Task —
Print only the lines from the top of the data through the line with "3).attr('height', H).attr('fill', '#08265e');", both included, skipping every picture.
Start of Data provided
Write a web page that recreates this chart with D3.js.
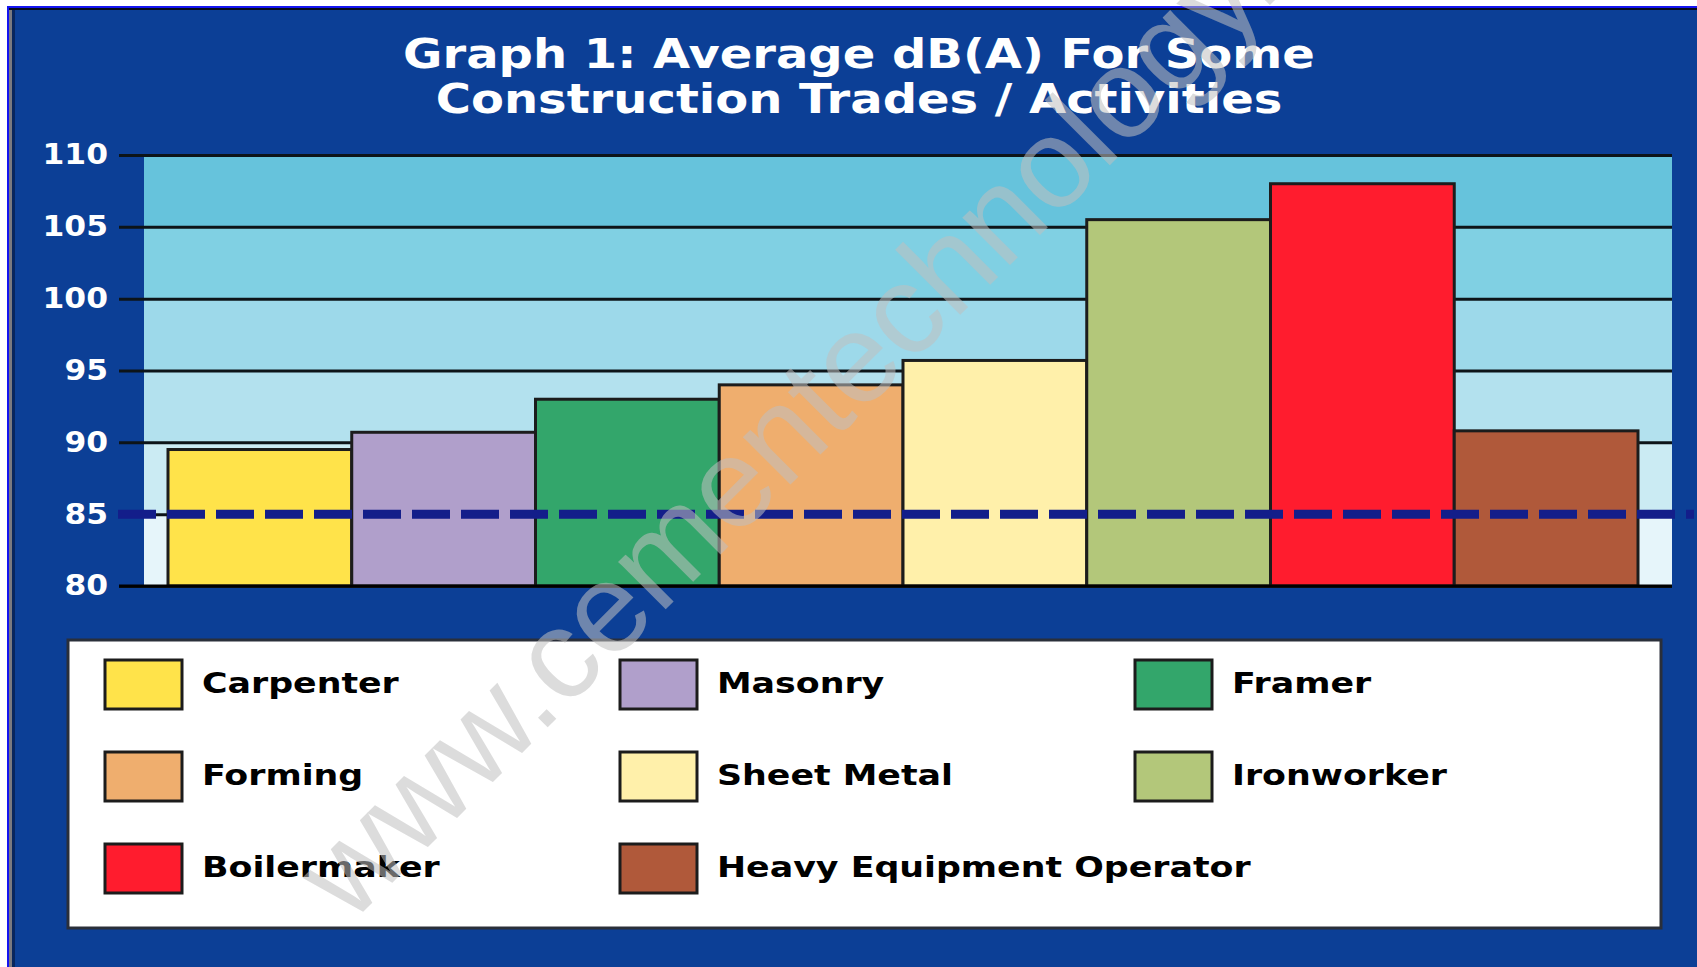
<!DOCTYPE html>
<html>
<head>
<meta charset="utf-8">
<script src="https://cdn.jsdelivr.net/npm/d3@7"></script>
<style>
     html, body { margin: 0; padding: 0; background: #ffffff; }
     svg { display: block; }
</style>
</head>
<body>
<svg id="chartSvg" width="1697" height="967"></svg>
<script>
// values
var categories = ['Carpenter', 'Masonry', 'Framer', 'Forming', 'Sheet Metal',
     'Ironworker', 'Boilermaker', 'Heavy Equipment Operator'];
var db_values = [89.5, 90.7, 93.0, 94.0, 95.7, 105.5, 108.0, 90.8];
var bar_colors = ['#ffe34a', '#b09fcb', '#33a66b', '#efae6e', '#fff0aa',
     '#b3c77a', '#ff1c2e', '#b0593a'];
var y_ticks = [80, 85, 90, 95, 100, 105, 110];
var limit_level = 85;
var band_colors = ['#e6f5fa', '#cbebf3', '#b3e1ee', '#9dd9ea', '#80d0e3', '#66c3dc'];
var title_lines = ['Graph 1: Average dB(A) For Some', 'Construction Trades / Activities'];
var watermark = 'www.cementechnology.com';

var svg = d3.select('#chartSvg');
var W = 1697, H = 967;
var stretch = 1.2;

// frame
svg.append('rect').attr('x', 7).attr('y', 6).attr('width', W).attr('height', H).attr('fill', '#1414f0');
svg.append('rect').attr('x', 9).attr('y', 8).attr('width', W).attr('height', H).attr('fill', '#050a1a');
svg.append('rect').attr('x', 9).attr('y', 10).attr('width', 3).attr('height', H).attr('fill', '#7a7a80');
svg.append('rect').attr('x', 12).attr('y', 10).attr('width', W).attr('height', H).attr('fill', '#0c3f96');
svg.append('rect').attr('x', 12).attr('y', 10).attr('width', 3).attr('height', H).attr('fill', '#08265e');

// title
title_lines.forEach(function (t, i) {
     svg.append('g')
          .attr('transform', 'translate(859,' + (68 + i * 45) + ') scale(' + stretch + ',1)')
          .append('text')
          .attr('text-anchor', 'middle')
          .style('font-family', 'DejaVu Sans')
          .style('font-weight', 'bold')
          .style('font-size', '40px')
          .attr('fill', '#ffffff')
          .text(t);
});

var plot = { left: 144, right: 1672, top: 155, bottom: 586 };

var y_scale = d3.scaleLinear()
     .domain([80, 110])
     .range([plot.bottom, plot.top]);

var x_scale = d3.scaleBand()
     .domain(categories)
     .range([168, 1638])
     .padding(0);

// background bands
svg.append('g').selectAll('rect')
     .data(band_colors)
     .enter()
     .append('rect')
     .attr('x', plot.left)
     .attr('width', plot.right - plot.left)
     .attr('y', (d, i) => y_scale(y_ticks[i + 1]))
     .attr('height', (d, i) => y_scale(y_ticks[i]) - y_scale(y_ticks[i + 1]))
     .attr('fill', d => d);

// axis + gridlines
var y_axis = d3.axisLeft(y_scale)
     .tickValues(y_ticks)
     .tickSizeInner(-(plot.right - 119))
     .tickSizeOuter(0)
     .tickPadding(10);

var axis_g = svg.append('g')
     .attr('transform', 'translate(119,0)')
     .call(y_axis);
axis_g.select('.domain').remove();
axis_g.selectAll('line')
     .attr('stroke', '#0d1418')
     .attr('stroke-width', 3);
axis_g.selectAll('text')
     .attr('fill', '#ffffff')
     .attr('x', -11 / 1.12)
     .attr('transform', 'scale(1.12,1)')
     .style('font-family', 'DejaVu Sans')
     .style('font-weight', 'bold')
     .style('font-size', '28px');

// bars
svg.append('g').selectAll('rect')
     .data(db_values)
     .enter()
     .append('rect')
     .attr('x', (d, i) => x_scale(categories[i]))
     .attr('y', d => y_scale(d))
     .attr('width', x_scale.bandwidth())
     .attr('height', d => y_scale(80) - y_scale(d))
     .attr('fill', (d, i) => bar_colors[i])
     .attr('stroke', '#1c1c1c')
     .attr('stroke-width', 3);

// bottom axis line
svg.append('line')
     .attr('x1', 119).attr('x2', plot.right)
     .attr('y1', y_scale(80)).attr('y2', y_scale(80))
     .attr('stroke', '#000000')
     .attr('stroke-width', 3);

// 85 dB(A) reference line
svg.append('line')
     .attr('x1', 118).attr('x2', 1694)
     .attr('y1', y_scale(limit_level)).attr('y2', y_scale(limit_level))
     .attr('stroke', '#131e8a')
     .attr('stroke-width', 9)
     .attr('stroke-dasharray', '38,11');

// legend
svg.append('rect')
     .attr('x', 68).attr('y', 640)
     .attr('width', 1593).attr('height', 288)
     .attr('fill', '#ffffff')
     .attr('stroke', '#2a2f3a')
     .attr('stroke-width', 3);

var legend = svg.append('g').selectAll('g')
     .data(categories)
     .enter()
     .append('g')
     .attr('transform', (d, i) => 'translate(' + (105 + (i % 3) * 515) + ',' + (660 + Math.floor(i / 3) * 92) + ')');

legend.append('rect')
     .attr('width', 77)
     .attr('height', 49)
     .attr('fill', (d, i) => bar_colors[i])
     .attr('stroke', '#1c1c1c')
     .attr('stroke-width', 3);

legend.append('g')
     .attr('transform', 'translate(97,33) scale(' + stretch + ',1)')
     .append('text')
     .attr('fill', '#000000')
     .style('font-family', 'DejaVu Sans')
     .style('font-weight', 'bold')
     .style('font-size', '29px')
     .text(d => d);

// watermark
svg.append('text')
     .attr('transform', 'translate(350,925) rotate(-45)')
     .attr('fill', '#c0c0c0')
     .attr('opacity', 0.55)
     .style('font-family', 'Liberation Sans')
     .style('font-size', '127px')
     .text(watermark);
</script>
</body>
</html>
End of Data provided
Solution for this problem —
Write a web page that recreates this chart with D3.js.
<!DOCTYPE html>
<html>
<head>
<meta charset="utf-8">
<script src="https://cdn.jsdelivr.net/npm/d3@7"></script>
<style>
     html, body { margin: 0; padding: 0; background: #ffffff; }
     svg { display: block; }
</style>
</head>
<body>
<svg id="chartSvg" width="1697" height="967"></svg>
<script>
// values
var categories = ['Carpenter', 'Masonry', 'Framer', 'Forming', 'Sheet Metal',
     'Ironworker', 'Boilermaker', 'Heavy Equipment Operator'];
var db_values = [89.5, 90.7, 93.0, 94.0, 95.7, 105.5, 108.0, 90.8];
var bar_colors = ['#ffe34a', '#b09fcb', '#33a66b', '#efae6e', '#fff0aa',
     '#b3c77a', '#ff1c2e', '#b0593a'];
var y_ticks = [80, 85, 90, 95, 100, 105, 110];
var limit_level = 85;
var band_colors = ['#e6f5fa', '#cbebf3', '#b3e1ee', '#9dd9ea', '#80d0e3', '#66c3dc'];
var title_lines = ['Graph 1: Average dB(A) For Some', 'Construction Trades / Activities'];
var watermark = 'www.cementechnology.com';

var svg = d3.select('#chartSvg');
var W = 1697, H = 967;
var stretch = 1.2;

// frame
svg.append('rect').attr('x', 7).attr('y', 6).attr('width', W).attr('height', H).attr('fill', '#1414f0');
svg.append('rect').attr('x', 9).attr('y', 8).attr('width', W).attr('height', H).attr('fill', '#050a1a');
svg.append('rect').attr('x', 9).attr('y', 10).attr('width', 3).attr('height', H).attr('fill', '#7a7a80');
svg.append('rect').attr('x', 12).attr('y', 10).attr('width', W).attr('height', H).attr('fill', '#0c3f96');
svg.append('rect').attr('x', 12).attr('y', 10).attr('width', 3).attr('height', H).attr('fill', '#08265e');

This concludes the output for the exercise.